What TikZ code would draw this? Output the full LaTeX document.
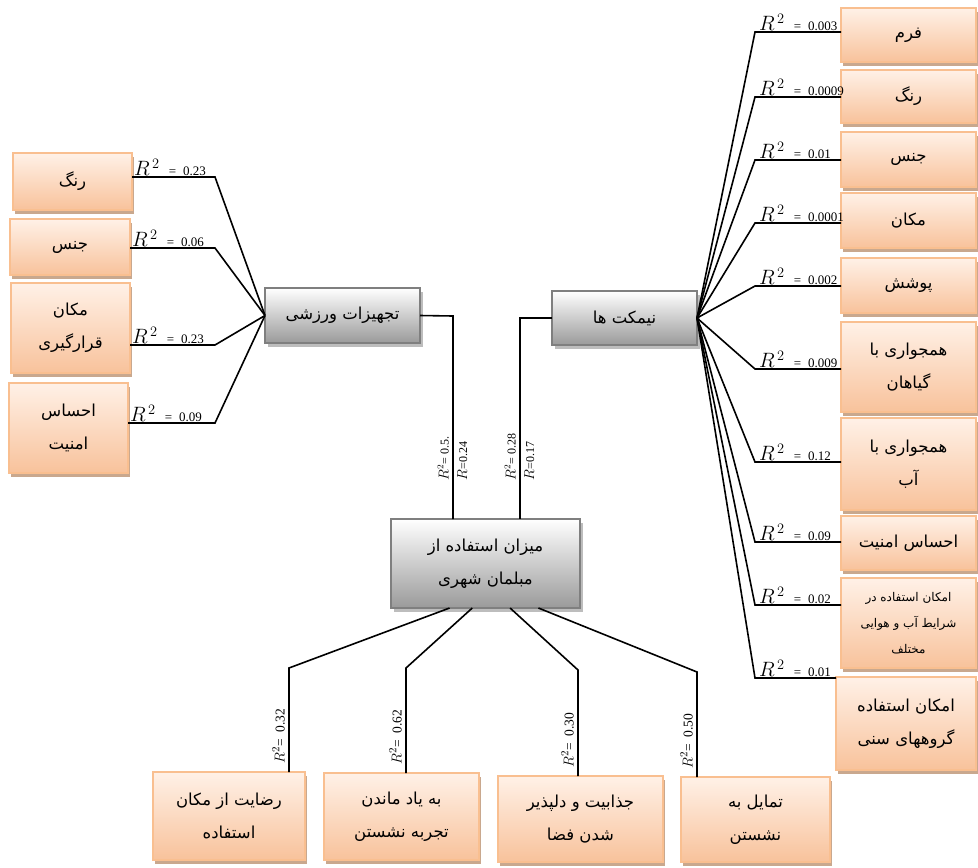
\documentclass[tikz,border=0pt]{standalone}
\usepackage{fontspec}
\setmainfont{Liberation Serif}
\newfontfamily\arabicfont[Script=Arabic]{DejaVu Sans}
\TeXXeTstate=1
\usetikzlibrary{shadows,calc}
\newcommand\prs[1]{{\arabicfont\beginR #1\endR}}
\newcommand\rlab[1]{{\fontsize{20}{20}\selectfont$R^{\,2}$}\hspace{9pt}{\fontsize{13}{13}\selectfont=\hspace{7pt}#1}}
\newcommand\vlabA[1]{{\fontsize{13.5}{13.5}\selectfont$R^2$}{\fontsize{12}{12}\selectfont=\hspace{4pt}#1}}
\newcommand\vlabB[1]{{\fontsize{13.5}{13.5}\selectfont$R$}{\fontsize{12}{12}\selectfont=\hspace{1pt}#1}}
\newcommand\vlabC[1]{{\fontsize{15}{15}\selectfont$R^2$}{\fontsize{13.5}{13.5}\selectfont=\hspace{7pt}#1}}
\definecolor{obord}{HTML}{F9BF90}
\definecolor{otop}{HTML}{FFF1E7}
\definecolor{obot}{HTML}{F8C29B}
\definecolor{oshadow}{HTML}{C9A88E}
\definecolor{gbord}{HTML}{7F7F7F}
\definecolor{gtop}{HTML}{FFFFFF}
\definecolor{gbot}{HTML}{9A9A9A}
\definecolor{gshadow}{HTML}{BDBDBD}
\begin{document}
\begin{tikzpicture}[x=1pt,y=-1pt,
  obox/.style={draw=obord, line width=1.2pt, top color=otop, bottom color=obot,
    drop shadow={shadow xshift=2pt,shadow yshift=-3.5pt,fill=oshadow,opacity=1},
    inner sep=0pt, outer sep=0pt, align=center, font=\fontsize{16.5}{33}\selectfont},
  gbox/.style={draw=gbord, line width=1.2pt, top color=gtop, bottom color=gbot,
    drop shadow={shadow xshift=3pt,shadow yshift=-4pt,fill=gshadow,opacity=1},
    inner sep=0pt, outer sep=0pt, align=center, font=\fontsize{16.5}{33}\selectfont},
  conn/.style={line width=1.6pt, black},
  lab/.style={inner sep=1pt, anchor=south west},
  vlab/.style={rotate=90, inner sep=1pt}]
\useasboundingbox (0,0) rectangle (978,868);
% right column
\node[obox, minimum width=135pt, minimum height=54pt] (r1) at (908.5,35) {\prs{فرم}};
\node[obox, minimum width=135pt, minimum height=53pt] (r2) at (908.5,96.5) {\prs{رنگ}};
\node[obox, minimum width=135pt, minimum height=55pt] (r3) at (908.5,159.5) {\prs{جنس}};
\node[obox, minimum width=135pt, minimum height=55pt] (r4) at (908.5,220.5) {\prs{مکان}};
\node[obox, minimum width=135pt, minimum height=55pt] (r5) at (908.5,285.5) {\prs{پوشش}};
\node[obox, minimum width=135pt, minimum height=90pt] (r6) at (908.5,367) {\prs{همجواری با}\\\prs{گیاهان}};
\node[obox, minimum width=135pt, minimum height=92pt] (r7) at (908.5,464) {\prs{همجواری با}\\\prs{آب}};
\node[obox, minimum width=135pt, minimum height=54pt] (r8) at (908.5,543) {\prs{احساس امنیت}};
\node[obox, minimum width=135pt, minimum height=90pt, font=\fontsize{12}{26}\selectfont] (r9) at (908.5,623) {\prs{امکان استفاده در}\\\prs{شرایط آب و هوایی}\\\prs{مختلف}};
\node[obox, minimum width=140pt, minimum height=93pt] (r10) at (906,723.5) {\prs{امکان استفاده}\\\prs{گروههای سنی}};
% left column
\node[obox, minimum width=119pt, minimum height=57pt] (l1) at (72.5,181.5) {\prs{رنگ}};
\node[obox, minimum width=120pt, minimum height=56pt] (l2) at (70,247) {\prs{جنس}};
\node[obox, minimum width=119pt, minimum height=90pt] (l3) at (70.5,328) {\prs{مکان}\\\prs{قرارگیری}};
\node[obox, minimum width=119pt, minimum height=90pt] (l4) at (68.5,428) {\prs{احساس}\\\prs{امنیت}};
% grey boxes
\node[gbox, minimum width=155pt, minimum height=55pt] (tj) at (342.5,315.5) {\prs{تجهیزات ورزشی}};
\node[gbox, minimum width=145pt, minimum height=54pt] (nim) at (624.5,318) {\prs{نیمکت ها}};
\node[gbox, minimum width=189pt, minimum height=89pt] (cen) at (485.5,563.5) {\prs{میزان استفاده از}\\\prs{مبلمان شهری}};
% bottom boxes
\node[obox, minimum width=152pt, minimum height=88pt] (b1) at (229,816) {\prs{رضایت از مکان}\\\prs{استفاده}};
\node[obox, minimum width=155pt, minimum height=87pt] (b2) at (401.5,816.5) {\prs{به یاد ماندن}\\\prs{تجربه نشستن}};
\node[obox, minimum width=165pt, minimum height=86pt] (b3) at (580.5,819) {\prs{جذابیت و دلپذیر}\\\prs{شدن فضا}};
\node[obox, minimum width=149pt, minimum height=85pt] (b4) at (755.5,819.5) {\prs{تمایل به}\\\prs{نشستن}};
% right connectors
\foreach \i/\y/\v in {1/32/0.003,2/97/0.0009,3/160/0.01,4/223/0.0001,5/286/0.002,6/369/0.009,7/462/0.12,8/542/0.09,9/605/0.02,10/678/0.01}{
  \coordinate (e\i) at (755,\y);
  \draw[conn] (nim.east) -- (e\i) -- (e\i -| r\i.west);
  \node[lab] (le\i) at ($(e\i)+(3,0)$) {\rlab{\v}};
}
% left connectors
\foreach \i/\y/\v in {1/177/0.23,2/248/0.06,3/345/0.23,4/423/0.09}{
  \coordinate (f\i) at (215,\y);
  \draw[conn] (tj.west) -- (f\i) -- (f\i -| l\i.east);
  \node[lab] (lf\i) at ($(f\i -| l\i.east)+(1,0)$) {\rlab{\v}};
}
% middle connectors
\coordinate (m1) at (453,316);
\coordinate (m2) at (520,318);
\draw[conn] (tj.east) -- (m1) -- (m1 |- cen.north);
\draw[conn] (nim.west) -- (m2) -- (m2 |- cen.north);
\node[vlab, anchor=south west] (v1) at (450,482) {\vlabA{0.5.}};
\node[vlab, anchor=north west] (v2) at (456,482) {\vlabB{0.24}};
\node[vlab, anchor=south west] (v3) at (517,482) {\vlabA{0.28}};
\node[vlab, anchor=north west] (v4) at (523,482) {\vlabB{0.17}};
% bottom connectors
\coordinate (s1) at ($(cen.south west)!0.31!(cen.south east)$);
\coordinate (s2) at ($(cen.south west)!0.43!(cen.south east)$);
\coordinate (s3) at ($(cen.south west)!0.63!(cen.south east)$);
\coordinate (s4) at ($(cen.south west)!0.78!(cen.south east)$);
\coordinate (k1) at (289,668);
\coordinate (k2) at (406,668);
\coordinate (k3) at (578,670);
\coordinate (k4) at (697,672);
\foreach \i/\v in {1/0.32,2/0.62,3/0.30,4/0.50}{
  \draw[conn] (s\i) -- (k\i) -- (k\i |- b\i.north);
  \node[vlab, anchor=south west] (vb\i) at ($(k\i |- b\i.north)+(-3,-7)$) {\vlabC{\v}};
}
\end{tikzpicture}
\end{document}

▬▬▬

WORK TO BE COMPLETED
Make an exact copy of the data, leaving its pictures out.

WRITTEN RESPONSE
What TikZ code would draw this? Output the full LaTeX document.
\documentclass[tikz,border=0pt]{standalone}
\usepackage{fontspec}
\setmainfont{Liberation Serif}
\newfontfamily\arabicfont[Script=Arabic]{DejaVu Sans}
\TeXXeTstate=1
\usetikzlibrary{shadows,calc}
\newcommand\prs[1]{{\arabicfont\beginR #1\endR}}
\newcommand\rlab[1]{{\fontsize{20}{20}\selectfont$R^{\,2}$}\hspace{9pt}{\fontsize{13}{13}\selectfont=\hspace{7pt}#1}}
\newcommand\vlabA[1]{{\fontsize{13.5}{13.5}\selectfont$R^2$}{\fontsize{12}{12}\selectfont=\hspace{4pt}#1}}
\newcommand\vlabB[1]{{\fontsize{13.5}{13.5}\selectfont$R$}{\fontsize{12}{12}\selectfont=\hspace{1pt}#1}}
\newcommand\vlabC[1]{{\fontsize{15}{15}\selectfont$R^2$}{\fontsize{13.5}{13.5}\selectfont=\hspace{7pt}#1}}
\definecolor{obord}{HTML}{F9BF90}
\definecolor{otop}{HTML}{FFF1E7}
\definecolor{obot}{HTML}{F8C29B}
\definecolor{oshadow}{HTML}{C9A88E}
\definecolor{gbord}{HTML}{7F7F7F}
\definecolor{gtop}{HTML}{FFFFFF}
\definecolor{gbot}{HTML}{9A9A9A}
\definecolor{gshadow}{HTML}{BDBDBD}
\begin{document}
\begin{tikzpicture}[x=1pt,y=-1pt,
  obox/.style={draw=obord, line width=1.2pt, top color=otop, bottom color=obot,
    drop shadow={shadow xshift=2pt,shadow yshift=-3.5pt,fill=oshadow,opacity=1},
    inner sep=0pt, outer sep=0pt, align=center, font=\fontsize{16.5}{33}\selectfont},
  gbox/.style={draw=gbord, line width=1.2pt, top color=gtop, bottom color=gbot,
    drop shadow={shadow xshift=3pt,shadow yshift=-4pt,fill=gshadow,opacity=1},
    inner sep=0pt, outer sep=0pt, align=center, font=\fontsize{16.5}{33}\selectfont},
  conn/.style={line width=1.6pt, black},
  lab/.style={inner sep=1pt, anchor=south west},
  vlab/.style={rotate=90, inner sep=1pt}]
\useasboundingbox (0,0) rectangle (978,868);
% right column
\node[obox, minimum width=135pt, minimum height=54pt] (r1) at (908.5,35) {\prs{فرم}};
\node[obox, minimum width=135pt, minimum height=53pt] (r2) at (908.5,96.5) {\prs{رنگ}};
\node[obox, minimum width=135pt, minimum height=55pt] (r3) at (908.5,159.5) {\prs{جنس}};
\node[obox, minimum width=135pt, minimum height=55pt] (r4) at (908.5,220.5) {\prs{مکان}};
\node[obox, minimum width=135pt, minimum height=55pt] (r5) at (908.5,285.5) {\prs{پوشش}};
\node[obox, minimum width=135pt, minimum height=90pt] (r6) at (908.5,367) {\prs{همجواری با}\\\prs{گیاهان}};
\node[obox, minimum width=135pt, minimum height=92pt] (r7) at (908.5,464) {\prs{همجواری با}\\\prs{آب}};
\node[obox, minimum width=135pt, minimum height=54pt] (r8) at (908.5,543) {\prs{احساس امنیت}};
\node[obox, minimum width=135pt, minimum height=90pt, font=\fontsize{12}{26}\selectfont] (r9) at (908.5,623) {\prs{امکان استفاده در}\\\prs{شرایط آب و هوایی}\\\prs{مختلف}};
\node[obox, minimum width=140pt, minimum height=93pt] (r10) at (906,723.5) {\prs{امکان استفاده}\\\prs{گروههای سنی}};
% left column
\node[obox, minimum width=119pt, minimum height=57pt] (l1) at (72.5,181.5) {\prs{رنگ}};
\node[obox, minimum width=120pt, minimum height=56pt] (l2) at (70,247) {\prs{جنس}};
\node[obox, minimum width=119pt, minimum height=90pt] (l3) at (70.5,328) {\prs{مکان}\\\prs{قرارگیری}};
\node[obox, minimum width=119pt, minimum height=90pt] (l4) at (68.5,428) {\prs{احساس}\\\prs{امنیت}};
% grey boxes
\node[gbox, minimum width=155pt, minimum height=55pt] (tj) at (342.5,315.5) {\prs{تجهیزات ورزشی}};
\node[gbox, minimum width=145pt, minimum height=54pt] (nim) at (624.5,318) {\prs{نیمکت ها}};
\node[gbox, minimum width=189pt, minimum height=89pt] (cen) at (485.5,563.5) {\prs{میزان استفاده از}\\\prs{مبلمان شهری}};
% bottom boxes
\node[obox, minimum width=152pt, minimum height=88pt] (b1) at (229,816) {\prs{رضایت از مکان}\\\prs{استفاده}};
\node[obox, minimum width=155pt, minimum height=87pt] (b2) at (401.5,816.5) {\prs{به یاد ماندن}\\\prs{تجربه نشستن}};
\node[obox, minimum width=165pt, minimum height=86pt] (b3) at (580.5,819) {\prs{جذابیت و دلپذیر}\\\prs{شدن فضا}};
\node[obox, minimum width=149pt, minimum height=85pt] (b4) at (755.5,819.5) {\prs{تمایل به}\\\prs{نشستن}};
% right connectors
\foreach \i/\y/\v in {1/32/0.003,2/97/0.0009,3/160/0.01,4/223/0.0001,5/286/0.002,6/369/0.009,7/462/0.12,8/542/0.09,9/605/0.02,10/678/0.01}{
  \coordinate (e\i) at (755,\y);
  \draw[conn] (nim.east) -- (e\i) -- (e\i -| r\i.west);
  \node[lab] (le\i) at ($(e\i)+(3,0)$) {\rlab{\v}};
}
% left connectors
\foreach \i/\y/\v in {1/177/0.23,2/248/0.06,3/345/0.23,4/423/0.09}{
  \coordinate (f\i) at (215,\y);
  \draw[conn] (tj.west) -- (f\i) -- (f\i -| l\i.east);
  \node[lab] (lf\i) at ($(f\i -| l\i.east)+(1,0)$) {\rlab{\v}};
}
% middle connectors
\coordinate (m1) at (453,316);
\coordinate (m2) at (520,318);
\draw[conn] (tj.east) -- (m1) -- (m1 |- cen.north);
\draw[conn] (nim.west) -- (m2) -- (m2 |- cen.north);
\node[vlab, anchor=south west] (v1) at (450,482) {\vlabA{0.5.}};
\node[vlab, anchor=north west] (v2) at (456,482) {\vlabB{0.24}};
\node[vlab, anchor=south west] (v3) at (517,482) {\vlabA{0.28}};
\node[vlab, anchor=north west] (v4) at (523,482) {\vlabB{0.17}};
% bottom connectors
\coordinate (s1) at ($(cen.south west)!0.31!(cen.south east)$);
\coordinate (s2) at ($(cen.south west)!0.43!(cen.south east)$);
\coordinate (s3) at ($(cen.south west)!0.63!(cen.south east)$);
\coordinate (s4) at ($(cen.south west)!0.78!(cen.south east)$);
\coordinate (k1) at (289,668);
\coordinate (k2) at (406,668);
\coordinate (k3) at (578,670);
\coordinate (k4) at (697,672);
\foreach \i/\v in {1/0.32,2/0.62,3/0.30,4/0.50}{
  \draw[conn] (s\i) -- (k\i) -- (k\i |- b\i.north);
  \node[vlab, anchor=south west] (vb\i) at ($(k\i |- b\i.north)+(-3,-7)$) {\vlabC{\v}};
}
\end{tikzpicture}
\end{document}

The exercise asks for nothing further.